The PUP OU has 9 Learning Centers in strategic locations in the country. Most of the centers are mostly located in other PUP campuses in the selected regions of the country.

| Learning Center | Director | Campus location |
|---|---|---|
| Manila | Dr. Carmencita L. Castolo | Ninoy Aquino Library and Learning Resources Center, PUP Mabini Campus, Sta. Mesa, Manila |
| Quezon City | Dir. Pascualito B. Gatan | PUP Quezon City, Commonwealth, Quezon City |
| Lopez | Dir. Rufo Bueza | PUP Lopez, Lopez, Quezon |
| Maragondon | Dir. Denise A. Abril | PUP Maragondon, Maragondon, Cavite |
| Sablayan | Dir. Laurence P. Usona | PUP Sablayan, Sablayan, Occidental Mindoro |
| Sta. Rosa | Dir. Charito A. Montemayor | PUP Sta. Rosa, New Sta. Rosa Village, Congco Subd., Tagapo, Sta. Rosa, Laguna |
| Sto. Tomas | Dir. Frederick O. Ramos | PUP Sto. Tomas, Sto. Tomas, Batangas |
| Taguig | Dir. Sharon Joy F. Pelayo | PUP Taguig, Lower Bicutan, Taguig, Metro Manila |
| Unisan | Dir.
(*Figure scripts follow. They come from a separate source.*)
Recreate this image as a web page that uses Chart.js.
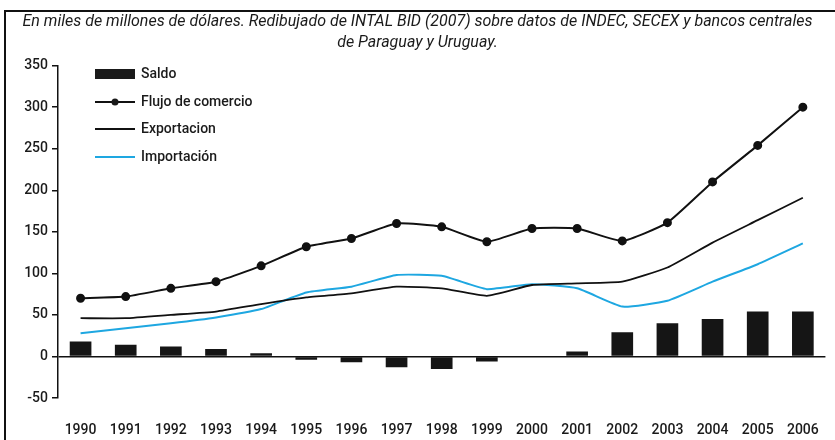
<!DOCTYPE html>
<html>
<head>
<meta charset="utf-8">
<script src="https://cdn.jsdelivr.net/npm/chart.js@4"></script>
<style>
  html, body { margin: 0; padding: 0; background: #fff; }
  #wrap { width: 835px; height: 440px; }
</style>
</head>
<body>
<div id="wrap"><canvas id="grafico"></canvas></div>
<script>
var anios = ["1990","1991","1992","1993","1994","1995","1996","1997","1998","1999","2000","2001","2002","2003","2004","2005","2006"];
var saldo = [18, 14, 12, 9, 4, -4, -7, -13, -15, -6, -1, 6, 29, 40, 45, 54, 54];
var flujo = [70, 72, 82, 90, 109, 132, 142, 160, 156, 138, 154, 154, 139, 161, 210, 254, 300];
var exportacion = [46, 46, 50, 54, 63, 71, 76, 84, 82, 73, 86, 88, 90, 107, 137, 164, 191];
var importacion = [28, 34, 40, 47, 57, 77, 84, 98, 97, 81, 87, 82, 60, 67, 90, 111, 136];
var titulo = ["En miles de millones de dólares. Redibujado de INTAL BID (2007) sobre datos de INDEC, SECEX y bancos centrales",
              "de Paraguay y Uruguay."];

var fuenteEjes = "'Roboto', 'DejaVu Sans', sans-serif";
var azul = '#1ea7e1';

// leyenda dibujada a mano, arriba a la izquierda
var leyenda = {
  id: 'leyenda',
  afterDraw: function(chart) {
    var c = chart.ctx;
    c.save();
    c.font = "500 14px " + fuenteEjes;
    c.fillStyle = '#1a1a1a';
    c.textBaseline = 'middle';
    var x0 = 95, x1 = 135, tx = 141;
    // Saldo
    c.fillRect(x0, 69, x1 - x0, 10);
    c.fillText('Saldo', tx, 74);
    // Flujo
    c.strokeStyle = '#111'; c.lineWidth = 2;
    c.beginPath(); c.moveTo(x0, 102); c.lineTo(x1, 102); c.stroke();
    c.beginPath(); c.arc(115, 102, 3.5, 0, Math.PI * 2); c.fill();
    c.fillText('Flujo de comercio', tx, 102);
    // Exportacion
    c.lineWidth = 1.8;
    c.beginPath(); c.moveTo(x0, 129); c.lineTo(x1, 129); c.stroke();
    c.fillText('Exportacion', tx, 129);
    // Importacion
    c.strokeStyle = azul; c.lineWidth = 2;
    c.beginPath(); c.moveTo(x0, 157); c.lineTo(x1, 157); c.stroke();
    c.fillText('Importación', tx, 157);
    c.restore();
  }
};

// marco del cuadro
var marco = {
  id: 'marco',
  afterDraw: function(chart) {
    var c = chart.ctx;
    c.save();
    c.strokeStyle = '#111';
    c.lineWidth = 2;
    c.beginPath();
    c.moveTo(5, 440); c.lineTo(5, 11); c.lineTo(835, 11);
    c.stroke();
    c.restore();
  }
};

var ctx = document.getElementById("grafico");

var grafico = new Chart(ctx, {
  data: {
    labels: anios,
    datasets: [{
      type: 'line',
      label: 'Flujo de comercio',
      data: flujo,
      borderColor: '#111',
      backgroundColor: '#111',
      borderWidth: 2,
      pointRadius: 3.5,
      pointHoverRadius: 3.5,
      tension: 0.15,
      order: 1
    }, {
      type: 'line',
      label: 'Exportacion',
      data: exportacion,
      borderColor: '#111',
      borderWidth: 1.8,
      pointRadius: 0,
      tension: 0.15,
      order: 2
    }, {
      type: 'line',
      label: 'Importación',
      data: importacion,
      borderColor: azul,
      borderWidth: 2,
      pointRadius: 0,
      tension: 0.15,
      order: 3
    }, {
      type: 'bar',
      label: 'Saldo',
      data: saldo,
      backgroundColor: '#151515',
      categoryPercentage: 1,
      barPercentage: 0.48,
      order: 4
    }]
  },
  options: {
    responsive: true,
    maintainAspectRatio: false,
    animation: false,
    layout: { padding: { left: 8, right: 8, top: 0, bottom: 0 } },
    plugins: {
      legend: { display: false },
      tooltip: { enabled: false },
      title: {
        display: true,
        text: titulo,
        color: '#1a1a1a',
        font: { family: "'Roboto', sans-serif", size: 16, style: 'italic', weight: 'normal', lineHeight: 1.3 },
        padding: { top: 12, bottom: 12 }
      }
    },
    scales: {
      x: {
        grid: { display: false },
        border: { display: false },
        ticks: { color: '#1a1a1a', font: { family: fuenteEjes, size: 14, weight: 500 }, padding: 16, maxRotation: 0 },
        afterFit: function(s) { s.height = 42; }
      },
      y: {
        min: -50,
        max: 350,
        border: { display: true, color: '#111', width: 1.5 },
        grid: {
          color: function(c) { return c.tick && c.tick.value === 0 ? '#111' : 'rgba(0,0,0,0)'; },
          lineWidth: 1.5,
          tickColor: '#111',
          tickLength: 6
        },
        ticks: { stepSize: 50, color: '#1a1a1a', font: { family: fuenteEjes, size: 14, weight: 500 }, padding: 4 },
        afterFit: function(s) { s.width = 50; }
      }
    }
  },
  plugins: [leyenda, marco]
});
</script>
</body>
</html>
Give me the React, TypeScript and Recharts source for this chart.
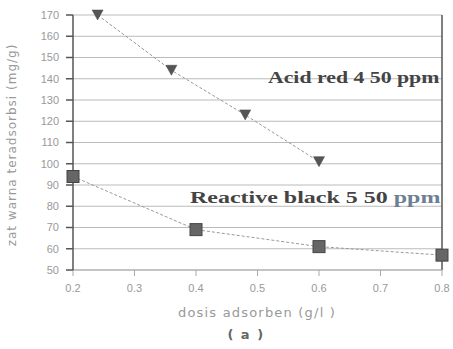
import React from "react";
import { LineChart, Line, XAxis, YAxis, CartesianGrid, ReferenceLine } from "recharts";

const xTicks = [0.2, 0.3, 0.4, 0.5, 0.6, 0.7, 0.8];
const yTicks = [50, 60, 70, 80, 90, 100, 110, 120, 130, 140, 150, 160, 170];

const acidRed = [
  { x: 0.24, y: 170 },
  { x: 0.36, y: 144 },
  { x: 0.48, y: 123 },
  { x: 0.6, y: 101 },
];

const reactiveBlack = [
  { x: 0.2, y: 94 },
  { x: 0.4, y: 69 },
  { x: 0.6, y: 61 },
  { x: 0.8, y: 57 },
];

const TriangleDot = (props: any) => {
  const { cx, cy } = props;
  if (cx == null || cy == null) return null;
  return (
    <path
      d={`M${cx - 5.5},${cy - 5} L${cx + 5.5},${cy - 5} L${cx},${cy + 5} Z`}
      fill="#555"
      stroke="#444"
      strokeWidth={0.5}
    />
  );
};

const SquareDot = (props: any) => {
  const { cx, cy } = props;
  if (cx == null || cy == null) return null;
  return <rect x={cx - 6} y={cy - 6} width={12} height={12} fill="#666" stroke="#444" strokeWidth={1} />;
};

const tickStyle = { fontSize: 11, fill: "#999", fontFamily: "Liberation Sans" };

export default function App() {
  return (
    <div style={{ position: "absolute", left: 0, top: 0, width: 453, height: 349, background: "#fff" }}>
      <LineChart width={453} height={349} margin={{ top: 15, right: 11, bottom: 49, left: 23 }}>
        <CartesianGrid vertical={false} stroke="#bbb" />
        <XAxis
          type="number"
          dataKey="x"
          domain={[0.2, 0.8]}
          ticks={xTicks}
          tickFormatter={(v: number) => v.toFixed(1)}
          tick={tickStyle}
          tickSize={6}
          tickMargin={8}
          stroke="#aaa"
          height={30}
          allowDuplicatedCategory={false}
        />
        <YAxis
          type="number"
          domain={[50, 170]}
          ticks={yTicks}
          tick={tickStyle}
          tickSize={7}
          tickMargin={7}
          stroke="#555"
          strokeWidth={1.5}
          width={50}
          interval={0}
        />
        <ReferenceLine x={0.8} stroke="#555" strokeWidth={1.5} />
        <Line
          data={acidRed}
          dataKey="y"
          type="linear"
          stroke="#999"
          strokeWidth={1}
          strokeDasharray="3 2"
          dot={<TriangleDot />}
          isAnimationActive={false}
        />
        <Line
          data={reactiveBlack}
          dataKey="y"
          type="linear"
          stroke="#999"
          strokeWidth={1}
          strokeDasharray="3 2"
          dot={<SquareDot />}
          isAnimationActive={false}
        />
      </LineChart>
      <div
        style={{
          position: "absolute",
          left: 268,
          top: 69,
          fontFamily: "Liberation Serif",
          fontWeight: "bold",
          fontSize: 16,
          color: "#444",
          whiteSpace: "nowrap",
          transform: "scaleX(1.36)",
          transformOrigin: "left center",
        }}
      >
        Acid red 4 50 ppm
      </div>
      <div
        style={{
          position: "absolute",
          left: 190,
          top: 188,
          fontFamily: "Liberation Serif",
          fontWeight: "bold",
          fontSize: 17,
          color: "#444",
          whiteSpace: "nowrap",
          transform: "scaleX(1.41)",
          transformOrigin: "left center",
        }}
      >
        Reactive black 5 50 <span style={{ color: "#6c7f93" }}>ppm</span>
      </div>
      <div
        style={{
          position: "absolute",
          left: 12,
          top: 145,
          transform: "translate(-50%, -50%) rotate(-90deg)",
          fontFamily: "DejaVu Sans",
          fontSize: 12,
          color: "#999",
          whiteSpace: "nowrap",
          letterSpacing: 1,
        }}
      >
        zat warna teradsorbsi (mg/g)
      </div>
      <div
        style={{
          position: "absolute",
          left: 257,
          top: 312,
          transform: "translate(-50%, -50%)",
          fontFamily: "DejaVu Sans",
          fontSize: 13,
          color: "#999",
          whiteSpace: "nowrap",
          letterSpacing: 1.2,
        }}
      >
        dosis adsorben (g/l )
      </div>
      <div
        style={{
          position: "absolute",
          left: 246,
          top: 334,
          transform: "translate(-50%, -50%)",
          fontFamily: "DejaVu Sans",
          fontWeight: "bold",
          fontSize: 13,
          color: "#666",
          whiteSpace: "nowrap",
          letterSpacing: 1.5,
        }}
      >
        ( a )
      </div>
    </div>
  );
}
Edwin G. Malabuyoc | PUP Unisan, Ibabang Ilaya, Unisan, Quezon |

In 2007, OU has launched the Open University Learning Management System (PUPOU-LMS or eMabini), where the faculty of the OU can hold classes online to Filipino students in United Arab Emirates, Hong Kong, Singapore, and Vietnam.